# New to canning!



## Immolatus (Feb 20, 2011)

Of all the dumb luck. We have a new roomie (long story, my girls daughters boyfriend, ok, that wasnt so long) and he has a pressure cooker!
We have jars but no lids, so I have to get some but I need some advice.

I'll figure out how to use it, but my questions are:
*What should I can first as an easy experiment?*
Something easy and cheap but worth canning so if I screw it up its no big deal. I'd like to do something the girl will eat, so I'd like to do something just to try it, and then crack it open and taste it. Does that even make sense?
I'd love to do some meat, but we dont eat much and the girl doesnt look psyched about the idea. I'll leave that for later.

*Looking through the forums I'm a little confused about whether or not meat/chicken should be cooked first. I get the impression it shouldnt?*
I would think that for LTS/SHTF it should be already cooked, just in case, so if needed I could just open it and eat it, no? Does the cooker (wow this sounds like a dumb question to me) cook the food as its doing it thing?

*If whatever I can is well sealed, should it last indefinitely? Or do the seals not last forever?*

Some of my questions were answered here and here, but I'd like to hear from yall who've actually done it.

It looks like all the pics I see on here the screw lid is left on, but most of you said you remove them. Most of the pics were from exsheeple, and maybe they had just come out of the cooker. I am shooting for my stuff to look like those.

I am pretty excited about doing this. I'll get started this week, tomorrow Im off to the local LDS warehouse, which is kind of a trek for me.

Thanks in advance!


----------



## cybergranny (Mar 11, 2011)

Make sure your jars are actual canning jars. Only they can withstand the heat and pressure.

Meat can be cooked or raw. It's a matter of preference and time. Eg. we just canned up a bunch of turkey sausage and chorizo. We cured in the fridge, fried up patties and crumbles and then canned. I've canned chicken, pork loin and beef raw as well as cooked. If I get a bunch on a really good sale, I'll do raw to save time.

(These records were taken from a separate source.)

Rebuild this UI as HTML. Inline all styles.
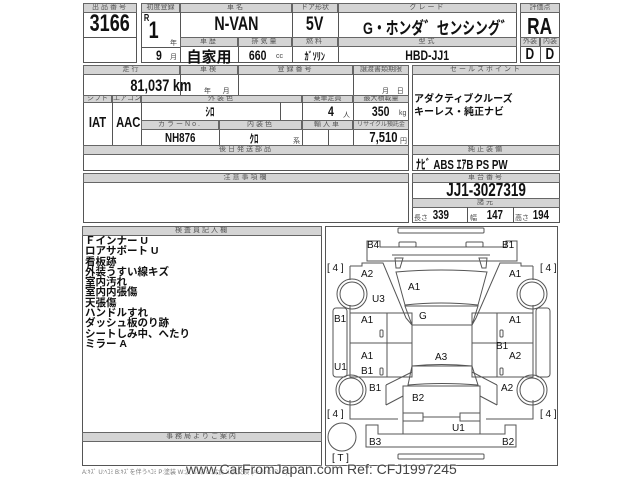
<!DOCTYPE html>
<html><head><meta charset="utf-8"><style>
*{margin:0;padding:0;box-sizing:border-box}
body{width:640px;height:480px;background:#fff;position:relative;overflow:hidden;font-family:"Liberation Sans","Noto Sans CJK JP",sans-serif;color:#111}
.b{position:absolute;border:1px solid #555}
.h{position:absolute;background:#d4d4d4;border:1px solid #666;font-size:7px;color:#555;text-align:center;letter-spacing:2px;line-height:8px;overflow:hidden;white-space:nowrap}
.v{position:absolute;font-family:"Liberation Sans","Noto Sans CJK JP",sans-serif;font-weight:bold;text-align:center;white-space:nowrap;color:#111}
.v span{display:inline-block;transform:scaleX(.75)}
.t{position:absolute;font-size:7px;color:#444;white-space:nowrap}
.n{position:absolute;font-size:11px;font-weight:bold;white-space:nowrap;font-family:"Liberation Sans","Noto Sans CJK JP",sans-serif}
.d span{position:absolute;white-space:nowrap}
</style></head><body>

<div class="b" style="left:83px;top:3px;width:54px;height:60px"></div>
<div class="h" style="left:83px;top:3px;width:54px;height:10px">出品番号</div>
<div class="b" style="left:83px;top:37px;width:54px;height:1px;border-width:1px 0 0 0"></div>
<div class="v" style="left:83px;top:11px;width:54px;font-size:24px;line-height:26px"><span>3166</span></div>

<div class="b" style="left:141px;top:3px;width:376px;height:60px"></div>
<div class="h" style="left:141px;top:3px;width:39px;height:10px;letter-spacing:0">初度登録</div>
<div class="h" style="left:180px;top:3px;width:112px;height:10px">車名</div>
<div class="h" style="left:292px;top:3px;width:46px;height:10px;letter-spacing:0">ドア形状</div>
<div class="h" style="left:338px;top:3px;width:179px;height:10px">グレード</div>
<div class="b" style="left:180px;top:12px;width:1px;height:51px;border-width:0 0 0 1px"></div>
<div class="b" style="left:292px;top:12px;width:1px;height:51px;border-width:0 0 0 1px"></div>
<div class="b" style="left:338px;top:12px;width:1px;height:51px;border-width:0 0 0 1px"></div>
<div class="b" style="left:141px;top:47px;width:39px;height:1px;border-width:1px 0 0 0"></div>
<div class="h" style="left:180px;top:37px;width:58px;height:10px">車歴</div>
<div class="h" style="left:238px;top:37px;width:54px;height:10px">排気量</div>
<div class="h" style="left:292px;top:37px;width:46px;height:10px">燃料</div>
<div class="h" style="left:338px;top:37px;width:179px;height:10px">型式</div>
<div class="b" style="left:238px;top:47px;width:1px;height:16px;border-width:0 0 0 1px"></div>
<div class="v" style="left:143px;top:13px;font-size:10px"><span>R</span></div>
<div class="v" style="left:147px;top:17px;font-size:24px"><span>1</span></div>
<div class="t" style="left:170px;top:38px">年</div>
<div class="v" style="left:155px;top:47px;font-size:14px"><span>9</span></div>
<div class="t" style="left:170px;top:52px">月</div>
<div class="v" style="left:180px;top:14px;width:112px;font-size:19px"><span>N-VAN</span></div>
<div class="v" style="left:292px;top:14px;width:46px;font-size:19px"><span>5V</span></div>
<div class="v" style="left:338px;top:14px;width:179px;font-size:17px"><span>G・ホンダ゛センシング゛</span></div>
<div class="v" style="left:180px;top:46px;width:58px;font-size:15px">自家用</div>
<div class="v" style="left:246px;top:47px;font-size:14px"><span>660</span></div>
<div class="t" style="left:276px;top:53px">cc</div>
<div class="v" style="left:292px;top:48px;width:46px;font-size:11px"><span>ｶﾞｿﾘﾝ</span></div>
<div class="v" style="left:338px;top:47px;width:179px;font-size:14px"><span>HBD-JJ1</span></div>

<div class="b" style="left:520px;top:3px;width:40px;height:60px"></div>
<div class="h" style="left:520px;top:3px;width:40px;height:10px;letter-spacing:0">評価点</div>
<div class="v" style="left:520px;top:13px;width:40px;font-size:23px"><span>RA</span></div>
<div class="h" style="left:520px;top:37px;width:20px;height:10px;letter-spacing:0">外装</div>
<div class="h" style="left:540px;top:37px;width:20px;height:10px;letter-spacing:0">内装</div>
<div class="b" style="left:540px;top:47px;width:1px;height:16px;border-width:0 0 0 1px"></div>
<div class="v" style="left:520px;top:46px;width:20px;font-size:16px"><span>D</span></div>
<div class="v" style="left:540px;top:46px;width:20px;font-size:16px"><span>D</span></div>

<div class="b" style="left:83px;top:65px;width:326px;height:106px"></div>
<div class="h" style="left:83px;top:65px;width:97px;height:10px">走行</div>
<div class="h" style="left:180px;top:65px;width:58px;height:10px">車検</div>
<div class="h" style="left:238px;top:65px;width:115px;height:10px">登録番号</div>
<div class="h" style="left:353px;top:65px;width:56px;height:10px;letter-spacing:0">譲渡書類期限</div>
<div class="b" style="left:180px;top:74px;width:1px;height:21px;border-width:0 0 0 1px"></div>
<div class="b" style="left:238px;top:74px;width:1px;height:21px;border-width:0 0 0 1px"></div>
<div class="b" style="left:353px;top:74px;width:1px;height:71px;border-width:0 0 0 1px"></div>
<div class="v" style="left:110px;top:76px;width:70px;font-size:17px;text-align:right"><span style="transform-origin:right">81,037 km</span></div>
<div class="t" style="left:204px;top:86px">年 &nbsp; &nbsp; &nbsp;月</div>
<div class="t" style="left:382px;top:86px">月 &nbsp; &nbsp;日</div>
<div class="h" style="left:83px;top:95px;width:29px;height:8px;letter-spacing:0;line-height:6px">シフト</div>
<div class="h" style="left:112px;top:95px;width:29px;height:8px;letter-spacing:0;line-height:6px">エアコン</div>
<div class="h" style="left:141px;top:95px;width:161px;height:8px;line-height:6px">外装色</div>
<div class="h" style="left:302px;top:95px;width:51px;height:8px;letter-spacing:0;line-height:6px">乗車定員</div>
<div class="h" style="left:353px;top:95px;width:56px;height:8px;letter-spacing:0;line-height:6px">最大積載量</div>
<div class="b" style="left:112px;top:102px;width:1px;height:43px;border-width:0 0 0 1px"></div>
<div class="b" style="left:141px;top:102px;width:1px;height:43px;border-width:0 0 0 1px"></div>
<div class="b" style="left:280px;top:102px;width:1px;height:18px;border-width:0 0 0 1px"></div>
<div class="b" style="left:302px;top:102px;width:1px;height:43px;border-width:0 0 0 1px"></div>
<div class="v" style="left:83px;top:114px;width:29px;font-size:15px"><span>IAT</span></div>
<div class="v" style="left:112px;top:114px;width:29px;font-size:15px"><span>AAC</span></div>
<div class="v" style="left:141px;top:103px;width:139px;font-size:12px"><span>ｼﾛ</span></div>
<div class="v" style="left:327px;top:103px;font-size:14px"><span>4</span></div>
<div class="t" style="left:343px;top:110px">人</div>
<div class="v" style="left:369px;top:103px;font-size:14px"><span>350</span></div>
<div class="t" style="left:399px;top:110px">kg</div>
<div class="h" style="left:141px;top:120px;width:78px;height:10px">カラーNo.</div>
<div class="h" style="left:219px;top:120px;width:83px;height:10px">内装色</div>
<div class="h" style="left:302px;top:120px;width:51px;height:10px">輸入車</div>
<div class="h" style="left:353px;top:120px;width:56px;height:10px;letter-spacing:0;font-size:6px">リサイクル預託金</div>
<div class="b" style="left:219px;top:130px;width:1px;height:15px;border-width:0 0 0 1px"></div>
<div class="b" style="left:328px;top:130px;width:1px;height:15px;border-width:0 0 0 1px"></div>
<div class="v" style="left:141px;top:130px;width:78px;font-size:13px"><span>NH876</span></div>
<div class="v" style="left:219px;top:130px;width:70px;font-size:12px"><span>ｸﾛ</span></div>
<div class="t" style="left:293px;top:136px">系</div>
<div class="v" style="left:358px;top:129px;width:40px;font-size:15px;text-align:right"><span style="transform-origin:right">7,510</span></div>
<div class="t" style="left:400px;top:136px">円</div>
<div class="h" style="left:83px;top:145px;width:326px;height:10px">後日発送部品</div>

<div class="b" style="left:83px;top:173px;width:326px;height:50px"></div>
<div class="h" style="left:83px;top:173px;width:326px;height:10px">注意事項欄</div>

<div class="b" style="left:412px;top:65px;width:148px;height:106px"></div>
<div class="h" style="left:412px;top:65px;width:148px;height:10px">セールスポイント</div>
<div class="n" style="left:414px;top:90px;font-size:10px">アダクティブクルーズ</div>
<div class="n" style="left:414px;top:103px;font-size:10px">キーレス・純正ナビ</div>
<div class="h" style="left:412px;top:145px;width:148px;height:10px">純正装備</div>
<div class="v" style="left:416px;top:154px;width:120px;font-size:13px;text-align:left"><span style="transform-origin:left">ﾅﾋﾞ ABS ｴｱB PS PW</span></div>

<div class="b" style="left:412px;top:173px;width:148px;height:50px"></div>
<div class="h" style="left:412px;top:173px;width:148px;height:10px">車台番号</div>
<div class="v" style="left:412px;top:180px;width:148px;font-size:18px"><span>JJ1-3027319</span></div>
<div class="h" style="left:412px;top:198px;width:148px;height:10px">諸元</div>
<div class="b" style="left:467px;top:207px;width:1px;height:16px;border-width:0 0 0 1px"></div>
<div class="b" style="left:513px;top:207px;width:1px;height:16px;border-width:0 0 0 1px"></div>
<div class="t" style="left:414px;top:213px">長さ</div><div class="v" style="left:430px;top:207px;font-size:13px"><span>339</span></div>
<div class="t" style="left:470px;top:213px">幅</div><div class="v" style="left:484px;top:207px;font-size:13px"><span>147</span></div>
<div class="t" style="left:515px;top:213px">高さ</div><div class="v" style="left:530px;top:207px;font-size:13px"><span>194</span></div>

<div class="b" style="left:82px;top:226px;width:240px;height:240px"></div>
<div class="h" style="left:82px;top:226px;width:240px;height:10px">検査員記入欄</div>
<div class="n" style="left:85px;top:236px;line-height:10.3px;font-size:10.5px">Ｆインナー U<br>ロアサポート U<br>看板跡<br>外装うすい線キズ<br>室内汚れ<br>室内内張傷<br>天張傷<br>ハンドルすれ<br>ダッシュ板のり跡<br>シートしみ中、へたり<br>ミラー A</div>
<div class="h" style="left:82px;top:432px;width:240px;height:10px">事務局よりご案内</div>
<div class="t" style="left:82px;top:467px;font-size:6px;color:#777">A:ｷｽﾞ U:ﾍｺﾐ B:ｷｽﾞを伴うﾍｺﾐ P:塗装 W:波 S:錆 C:腐食 X:要交換 (A･B･C･D･E) 2</div>

<div class="b" style="left:325px;top:226px;width:233px;height:240px"></div>
<svg style="position:absolute;left:0;top:0" width="640" height="480" fill="none" stroke="#555" stroke-width="1">
<rect x="398" y="228" width="86" height="5" rx="1"/>
<rect x="398" y="454" width="86" height="5" rx="1"/>
<path d="M367 241 H380 V247 H506 V241 H517 V261 H367 Z"/>
<rect x="399" y="242" width="17" height="5" rx="1"/><rect x="466" y="242" width="17" height="5" rx="1"/>
<path d="M392 255 L490 255 M395 258 L403 258 L400 268 L396 268 Z M487 258 L479 258 L482 268 L486 268 Z"/>
<path d="M350 266 H362 V263 H383 L406 318 L412 325 M533 266 H521 V263 H500 L476 318 L472 325"/>
<path d="M350 266 V280 M533 266 V280 M350 305 V313 M533 305 V313"/>
<path d="M396 272 Q441 268 487 272 L478 305 Q441 301 405 305 Z"/>
<path d="M405 306 L478 306 L472 325 L412 325 Z"/>
<rect x="412" y="325" width="60" height="41"/>
<path d="M412 366 Q441 363 472 366 L478 385 Q441 382 408 385 Z"/>
<rect x="403" y="386" width="77" height="48"/>
<rect x="403" y="413" width="20" height="8"/><rect x="460" y="413" width="20" height="8"/>
<path d="M423 417 H460"/>
<rect x="350" y="313" width="62" height="64"/><path d="M350 343 H412 M387 313 V377"/>
<rect x="472" y="313" width="61" height="64"/><path d="M472 343 H533 M497 313 V377"/>
<rect x="333" y="308" width="14" height="69" rx="3"/>
<rect x="536" y="308" width="14" height="69" rx="3"/>
<path d="M386 385 L412 372 M386 405 L403 396 M386 385 V405 M497 385 L472 372 M497 405 L480 396 M497 385 V405"/>
<path d="M350 400 V419 H398 M533 400 V419 H486"/>
<path d="M366 425 H378 V434 H505 V425 H516 V447 H366 Z"/>
<rect x="380" y="330" width="3" height="7" rx="1"/><rect x="380" y="368" width="3" height="7" rx="1"/>
<rect x="500" y="330" width="3" height="7" rx="1"/><rect x="500" y="368" width="3" height="7" rx="1"/>
<circle cx="352" cy="294" r="15"/><circle cx="352" cy="294" r="12"/>
<circle cx="532" cy="294" r="15"/><circle cx="532" cy="294" r="12"/>
<circle cx="351" cy="390" r="15"/><circle cx="351" cy="390" r="12"/>
<circle cx="532" cy="390" r="15"/><circle cx="532" cy="390" r="12"/>
<circle cx="342" cy="437" r="14"/>
</svg>
<div class="d" style="position:absolute;left:0;top:0;font-size:10px;font-family:'Liberation Sans',sans-serif">
<span style="left:367px;top:240px">B4</span>
<span style="left:502px;top:240px">B1</span>
<span style="left:327px;top:263px">[ 4 ]</span>
<span style="left:540px;top:263px">[ 4 ]</span>
<span style="left:361px;top:269px">A2</span>
<span style="left:509px;top:269px">A1</span>
<span style="left:408px;top:282px">A1</span>
<span style="left:372px;top:294px">U3</span>
<span style="left:419px;top:311px">G</span>
<span style="left:334px;top:314px">B1</span>
<span style="left:361px;top:315px">A1</span>
<span style="left:509px;top:315px">A1</span>
<span style="left:496px;top:341px">B1</span>
<span style="left:361px;top:351px">A1</span>
<span style="left:435px;top:352px">A3</span>
<span style="left:509px;top:351px">A2</span>
<span style="left:334px;top:362px">U1</span>
<span style="left:361px;top:366px">B1</span>
<span style="left:369px;top:383px">B1</span>
<span style="left:501px;top:383px">A2</span>
<span style="left:412px;top:393px">B2</span>
<span style="left:327px;top:409px">[ 4 ]</span>
<span style="left:540px;top:409px">[ 4 ]</span>
<span style="left:452px;top:423px">U1</span>
<span style="left:369px;top:437px">B3</span>
<span style="left:502px;top:437px">B2</span>
<span style="left:332px;top:453px">[ T ]</span>
</div>
<div style="position:absolute;left:186px;top:461px;font-size:14px;color:#444;font-family:'Liberation Sans',sans-serif;white-space:nowrap;text-shadow:0 0 2px #fff,0 0 2px #fff">www.CarFromJapan.com Ref: CFJ1997245</div>
</body></html>
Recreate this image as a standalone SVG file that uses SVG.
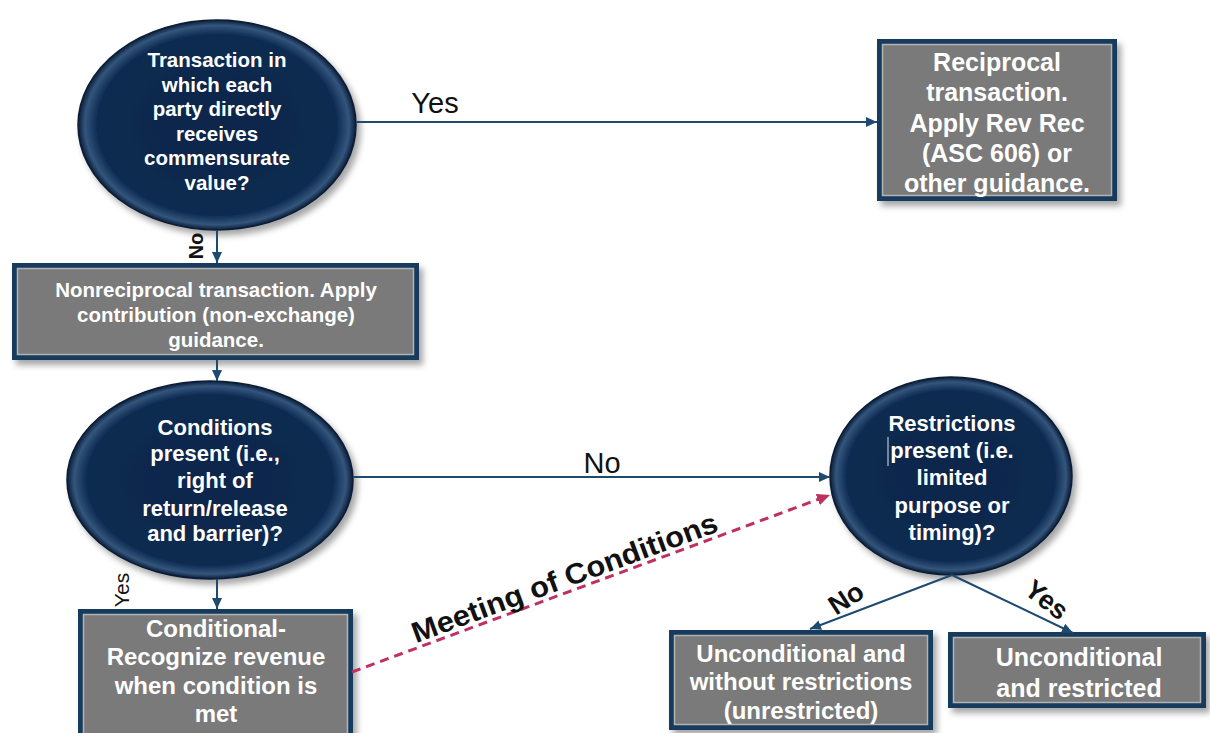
<svg xmlns="http://www.w3.org/2000/svg" width="1210" height="733" viewBox="0 0 1210 733">
<style>
.bt{font-family:"Liberation Sans",Arial,sans-serif;font-weight:bold;fill:#ffffff;text-anchor:middle}
.lbl{font-family:"Liberation Sans",Arial,sans-serif;fill:#111111;text-anchor:middle}
.outer{fill:#173a5c}
.inner{fill:#7a7a7a;stroke:#b3b3b3;stroke-width:1.5}
.ell{fill:url(#eg);stroke:#0a1b33;stroke-width:1.5}
.con{fill:none;stroke:#1f4a70;stroke-width:2}
.dash{fill:none;stroke:#c0305e;stroke-width:3;stroke-dasharray:9 6}
</style>
<defs>
<radialGradient id="eg" cx="0.5" cy="0.5" r="0.5">
<stop offset="0" stop-color="#0c2649"/>
<stop offset="0.86" stop-color="#0d2a51"/>
<stop offset="0.95" stop-color="#34557c"/>
<stop offset="1" stop-color="#0a1d38"/>
</radialGradient>
<filter id="sh" x="-10%" y="-10%" width="125%" height="130%">
<feDropShadow dx="4" dy="5" stdDeviation="3" flood-color="#000" flood-opacity="0.35"/>
</filter>
<marker id="ah" markerUnits="userSpaceOnUse" markerWidth="12" markerHeight="10" refX="11" refY="5" orient="auto">
<path d="M0,0 L11,5 L0,10 z" fill="#1f4a70"/>
</marker>
<marker id="ahr" markerUnits="userSpaceOnUse" markerWidth="14" markerHeight="12" refX="13" refY="6" orient="auto">
<path d="M0,0 L13,6 L0,12 z" fill="#c0305e"/>
</marker>
</defs>
<rect width="1210" height="733" fill="#ffffff"/>

<g id="q1">
<ellipse class="ell" cx="217" cy="125" rx="139" ry="105" filter="url(#sh)"/>
<text class="bt" font-size="20.5"><tspan x="217" y="67">Transaction in</tspan><tspan x="217" y="91.6">which each</tspan><tspan x="217" y="116.2">party directly</tspan><tspan x="217" y="140.8">receives</tspan><tspan x="217" y="165.4">commensurate</tspan><tspan x="217" y="190">value?</tspan></text>
</g>

<g id="reciprocal">
<g filter="url(#sh)"><rect class="outer" x="877" y="39" width="240" height="162"/></g>
<rect class="inner" x="882.5" y="44.5" width="229" height="151"/>
<text class="bt" font-size="25"><tspan x="997" y="71">Reciprocal</tspan><tspan x="997" y="101">transaction.</tspan><tspan x="997" y="132">Apply Rev Rec</tspan><tspan x="997" y="162">(ASC 606) or</tspan><tspan x="997" y="192">other guidance.</tspan></text>
</g>

<g id="nonreciprocal">
<g filter="url(#sh)"><rect class="outer" x="12" y="263" width="407" height="97"/></g>
<rect class="inner" x="17.5" y="268.5" width="396" height="86"/>
<text class="bt" font-size="20.5"><tspan x="216" y="297">Nonreciprocal transaction. Apply</tspan><tspan x="216" y="322">contribution (non-exchange)</tspan><tspan x="216" y="347">guidance.</tspan></text>
</g>

<g id="q2">
<ellipse class="ell" cx="210" cy="480" rx="143" ry="99" filter="url(#sh)"/>
<text class="bt" font-size="22"><tspan x="215" y="435">Conditions</tspan><tspan x="215" y="461">present (i.e.,</tspan><tspan x="215" y="488">right of</tspan><tspan x="215" y="516">return/release</tspan><tspan x="215" y="541">and barrier)?</tspan></text>
</g>

<g id="q3">
<ellipse class="ell" cx="951" cy="476" rx="121" ry="99" filter="url(#sh)"/>
<text class="bt" font-size="22"><tspan x="952" y="431">Restrictions</tspan><tspan x="952" y="458">present (i.e.</tspan><tspan x="952" y="485">limited</tspan><tspan x="952" y="513">purpose or</tspan><tspan x="952" y="540">timing)?</tspan></text>
<line x1="888" y1="437" x2="888" y2="466" stroke="#9aa6b4" stroke-width="1.5"/>
</g>

<g id="conditional">
<g filter="url(#sh)"><rect class="outer" x="78" y="609" width="275" height="140"/></g>
<rect class="inner" x="83.5" y="614.5" width="264" height="130"/>
<text class="bt" font-size="24"><tspan x="216" y="637">Conditional-</tspan><tspan x="216" y="665">Recognize revenue</tspan><tspan x="216" y="694">when condition is</tspan><tspan x="216" y="722">met</tspan></text>
</g>

<g id="unrestricted">
<g filter="url(#sh)"><rect class="outer" x="669" y="630" width="264" height="100"/></g>
<rect class="inner" x="674.5" y="635.5" width="253" height="89"/>
<text class="bt" font-size="24"><tspan x="801" y="662">Unconditional and</tspan><tspan x="801" y="690">without restrictions</tspan><tspan x="801" y="719">(unrestricted)</tspan></text>
</g>

<g id="restricted">
<g filter="url(#sh)"><rect class="outer" x="948" y="632" width="258" height="76"/></g>
<rect class="inner" x="953.5" y="637.5" width="247" height="65"/>
<text class="bt" font-size="25"><tspan x="1079" y="666">Unconditional</tspan><tspan x="1079" y="697">and restricted</tspan></text>
</g>

<g id="connectors">
<line class="con" x1="356" y1="122" x2="877" y2="122" marker-end="url(#ah)"/>
<line class="con" x1="217" y1="230" x2="217" y2="263" marker-end="url(#ah)"/>
<line class="con" x1="217" y1="360" x2="217" y2="381" marker-end="url(#ah)"/>
<line class="con" x1="353" y1="477" x2="830" y2="477" marker-end="url(#ah)"/>
<line class="con" x1="217" y1="579" x2="217" y2="609" marker-end="url(#ah)"/>
<line class="dash" x1="352" y1="672" x2="830" y2="495" marker-end="url(#ahr)"/>
<line class="con" x1="952" y1="575" x2="810" y2="629" marker-end="url(#ah)"/>
<line class="con" x1="952" y1="575" x2="1073" y2="633" marker-end="url(#ah)"/>
<text class="lbl" font-size="29" x="435" y="113">Yes</text>
<text class="lbl" font-size="20" font-weight="bold" transform="translate(203,246) rotate(-90)" x="0" y="0">No</text>
<text class="lbl" font-size="29" x="602" y="473">No</text>
<text class="lbl" font-size="21" transform="translate(129,590) rotate(-90)" x="0" y="0">Yes</text>
<text class="lbl" font-size="29" font-weight="bold" textLength="324" lengthAdjust="spacingAndGlyphs" transform="translate(568,587) rotate(-20.3)" x="0" y="0">Meeting of Conditions</text>
<text class="lbl" font-size="27" font-weight="bold" transform="translate(851,606) rotate(-33)" x="0" y="0">No</text>
<text class="lbl" font-size="27" font-weight="bold" transform="translate(1041,607) rotate(38)" x="0" y="0">Yes</text>
</g>
</svg>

It does cook as it cans. But things like chili, soups, stews we cook slightly then put in the jars and can.

You leave the screw bands on for 24 to 48 hours then remove and wipe down your jars before storing in a cool, dark place. As long as the jars are sealed they may last up to five years. Anything suspicious or a loose lid, you toss immediately, don't even think of tasting it.

The easiest in my mind is dry beans. Wash, check for debris, put in the jar with seasonings and add boiling water to within an inch and pressure can. Done and ready to eat. Cheap experiment too. Depending on the bean it's only a bag or 2 for pints.


----------



## OldCootHillbilly (Jul 9, 2010)

Lids should stay sealed fer a real long time, till the food starts ta spoil an maybe pops em off.

Shelf life on canned foods, a range be upta 5 years an some folks have gone longer. I try ta use it up in 1 ta 2 personally.

Do the beans but throw in some weanies, that way ya get ta try the meat to. Reason some meats be cooked a bit before cannin is ta add in some flavour ta the meat. Ya gotta be carefull what seasonins ya can with cause they can get real strong durin the process.


----------



## neldarez (Apr 10, 2011)

I think the easiest thing I've done is the chicken in pints.... a lot of chicken will fit! I buy boneless skinless chicken breasts at costco.......just cut off any fat, rarely is any, and cut into hunks or strips and put into pint jars. I stop right at the jar threading. I do not add salt or water........just wipe off the top, put on hot flat, snug on the ring and process.........don't forget to vent for 10 minutes before putting the rocker on. When process is all done and the pressure canner is safe to open ( after all pressure has dropped) take out your chicken and you will have gorgeous juice inside, doesn't always come all the way up but it doesn't matter. Tender, oh my, really really, tender. next morn I take rings off wash jar and store.......I was soo scared the 1st 2 times I did it.......now I'm getting kinda cocky about it!! Good luck, it's kinda fun..........oh, don't forget to add a splash of vinegar to your water...that stops the white scale to form on your jars and on the inside of your cooker.


----------